**Collected material:**
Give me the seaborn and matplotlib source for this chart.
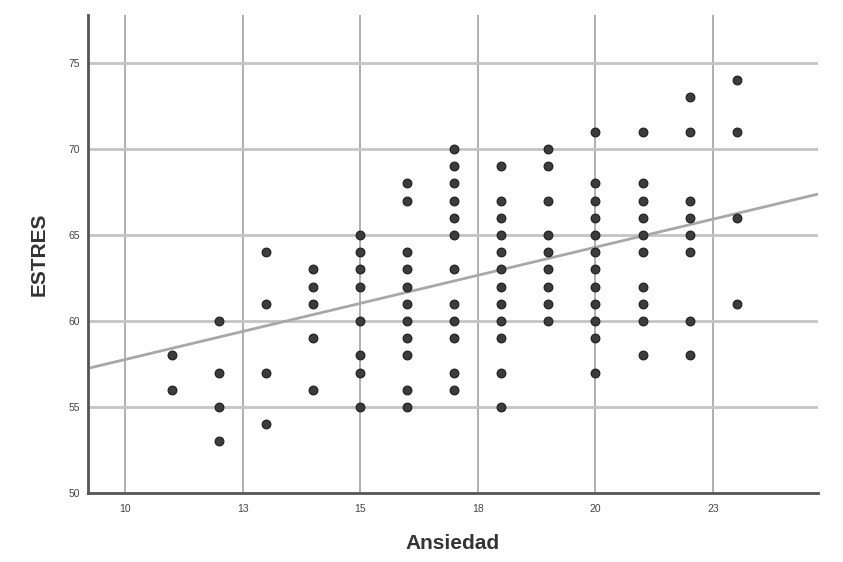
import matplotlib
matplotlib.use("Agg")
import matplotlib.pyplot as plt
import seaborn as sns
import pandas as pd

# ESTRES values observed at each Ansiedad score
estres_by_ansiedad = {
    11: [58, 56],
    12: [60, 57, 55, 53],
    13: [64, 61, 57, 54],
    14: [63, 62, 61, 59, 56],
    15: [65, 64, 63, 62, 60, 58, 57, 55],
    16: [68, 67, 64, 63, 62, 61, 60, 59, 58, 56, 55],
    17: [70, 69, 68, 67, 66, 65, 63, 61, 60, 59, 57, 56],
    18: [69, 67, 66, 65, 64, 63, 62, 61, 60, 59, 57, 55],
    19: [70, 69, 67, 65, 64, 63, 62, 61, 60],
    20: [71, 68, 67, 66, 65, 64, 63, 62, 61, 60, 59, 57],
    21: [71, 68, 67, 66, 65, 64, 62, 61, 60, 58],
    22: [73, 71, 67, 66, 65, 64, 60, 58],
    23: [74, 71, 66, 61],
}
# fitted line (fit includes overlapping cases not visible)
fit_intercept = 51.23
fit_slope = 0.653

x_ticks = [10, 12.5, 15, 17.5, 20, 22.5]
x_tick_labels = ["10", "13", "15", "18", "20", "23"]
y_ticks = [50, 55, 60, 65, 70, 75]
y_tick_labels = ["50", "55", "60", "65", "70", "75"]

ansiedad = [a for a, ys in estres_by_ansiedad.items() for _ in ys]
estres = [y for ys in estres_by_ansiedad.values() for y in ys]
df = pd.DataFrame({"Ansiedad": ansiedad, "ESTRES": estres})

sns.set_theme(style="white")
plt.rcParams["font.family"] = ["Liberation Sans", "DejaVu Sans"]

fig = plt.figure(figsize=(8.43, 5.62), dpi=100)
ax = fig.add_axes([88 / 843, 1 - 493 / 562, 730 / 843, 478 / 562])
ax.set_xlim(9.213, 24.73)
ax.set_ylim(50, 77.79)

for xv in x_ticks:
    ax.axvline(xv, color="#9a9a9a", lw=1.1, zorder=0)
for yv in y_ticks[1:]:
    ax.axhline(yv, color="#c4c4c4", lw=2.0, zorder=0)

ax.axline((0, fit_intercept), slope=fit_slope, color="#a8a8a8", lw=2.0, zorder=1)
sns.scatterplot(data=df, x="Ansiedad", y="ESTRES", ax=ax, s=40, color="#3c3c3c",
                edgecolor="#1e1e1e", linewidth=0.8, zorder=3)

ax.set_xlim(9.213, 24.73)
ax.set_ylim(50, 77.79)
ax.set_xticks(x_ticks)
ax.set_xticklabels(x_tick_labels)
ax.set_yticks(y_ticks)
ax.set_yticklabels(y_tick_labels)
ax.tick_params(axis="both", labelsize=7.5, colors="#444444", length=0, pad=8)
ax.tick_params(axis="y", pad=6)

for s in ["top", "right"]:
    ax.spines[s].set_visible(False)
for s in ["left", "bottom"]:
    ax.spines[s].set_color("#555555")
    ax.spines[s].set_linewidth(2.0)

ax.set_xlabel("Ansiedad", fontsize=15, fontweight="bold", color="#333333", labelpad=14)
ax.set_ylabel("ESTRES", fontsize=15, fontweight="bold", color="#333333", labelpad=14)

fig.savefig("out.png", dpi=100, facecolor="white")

**Stated problem:** Print the whole listing above once more, word for word, without its pictures.

**Response to the task:**
Give me the seaborn and matplotlib source for this chart.
import matplotlib
matplotlib.use("Agg")
import matplotlib.pyplot as plt
import seaborn as sns
import pandas as pd

# ESTRES values observed at each Ansiedad score
estres_by_ansiedad = {
    11: [58, 56],
    12: [60, 57, 55, 53],
    13: [64, 61, 57, 54],
    14: [63, 62, 61, 59, 56],
    15: [65, 64, 63, 62, 60, 58, 57, 55],
    16: [68, 67, 64, 63, 62, 61, 60, 59, 58, 56, 55],
    17: [70, 69, 68, 67, 66, 65, 63, 61, 60, 59, 57, 56],
    18: [69, 67, 66, 65, 64, 63, 62, 61, 60, 59, 57, 55],
    19: [70, 69, 67, 65, 64, 63, 62, 61, 60],
    20: [71, 68, 67, 66, 65, 64, 63, 62, 61, 60, 59, 57],
    21: [71, 68, 67, 66, 65, 64, 62, 61, 60, 58],
    22: [73, 71, 67, 66, 65, 64, 60, 58],
    23: [74, 71, 66, 61],
}
# fitted line (fit includes overlapping cases not visible)
fit_intercept = 51.23
fit_slope = 0.653

x_ticks = [10, 12.5, 15, 17.5, 20, 22.5]
x_tick_labels = ["10", "13", "15", "18", "20", "23"]
y_ticks = [50, 55, 60, 65, 70, 75]
y_tick_labels = ["50", "55", "60", "65", "70", "75"]

ansiedad = [a for a, ys in estres_by_ansiedad.items() for _ in ys]
estres = [y for ys in estres_by_ansiedad.values() for y in ys]
df = pd.DataFrame({"Ansiedad": ansiedad, "ESTRES": estres})

sns.set_theme(style="white")
plt.rcParams["font.family"] = ["Liberation Sans", "DejaVu Sans"]

fig = plt.figure(figsize=(8.43, 5.62), dpi=100)
ax = fig.add_axes([88 / 843, 1 - 493 / 562, 730 / 843, 478 / 562])
ax.set_xlim(9.213, 24.73)
ax.set_ylim(50, 77.79)

for xv in x_ticks:
    ax.axvline(xv, color="#9a9a9a", lw=1.1, zorder=0)
for yv in y_ticks[1:]:
    ax.axhline(yv, color="#c4c4c4", lw=2.0, zorder=0)

ax.axline((0, fit_intercept), slope=fit_slope, color="#a8a8a8", lw=2.0, zorder=1)
sns.scatterplot(data=df, x="Ansiedad", y="ESTRES", ax=ax, s=40, color="#3c3c3c",
                edgecolor="#1e1e1e", linewidth=0.8, zorder=3)

ax.set_xlim(9.213, 24.73)
ax.set_ylim(50, 77.79)
ax.set_xticks(x_ticks)
ax.set_xticklabels(x_tick_labels)
ax.set_yticks(y_ticks)
ax.set_yticklabels(y_tick_labels)
ax.tick_params(axis="both", labelsize=7.5, colors="#444444", length=0, pad=8)
ax.tick_params(axis="y", pad=6)

for s in ["top", "right"]:
    ax.spines[s].set_visible(False)
for s in ["left", "bottom"]:
    ax.spines[s].set_color("#555555")
    ax.spines[s].set_linewidth(2.0)

ax.set_xlabel("Ansiedad", fontsize=15, fontweight="bold", color="#333333", labelpad=14)
ax.set_ylabel("ESTRES", fontsize=15, fontweight="bold", color="#333333", labelpad=14)

fig.savefig("out.png", dpi=100, facecolor="white")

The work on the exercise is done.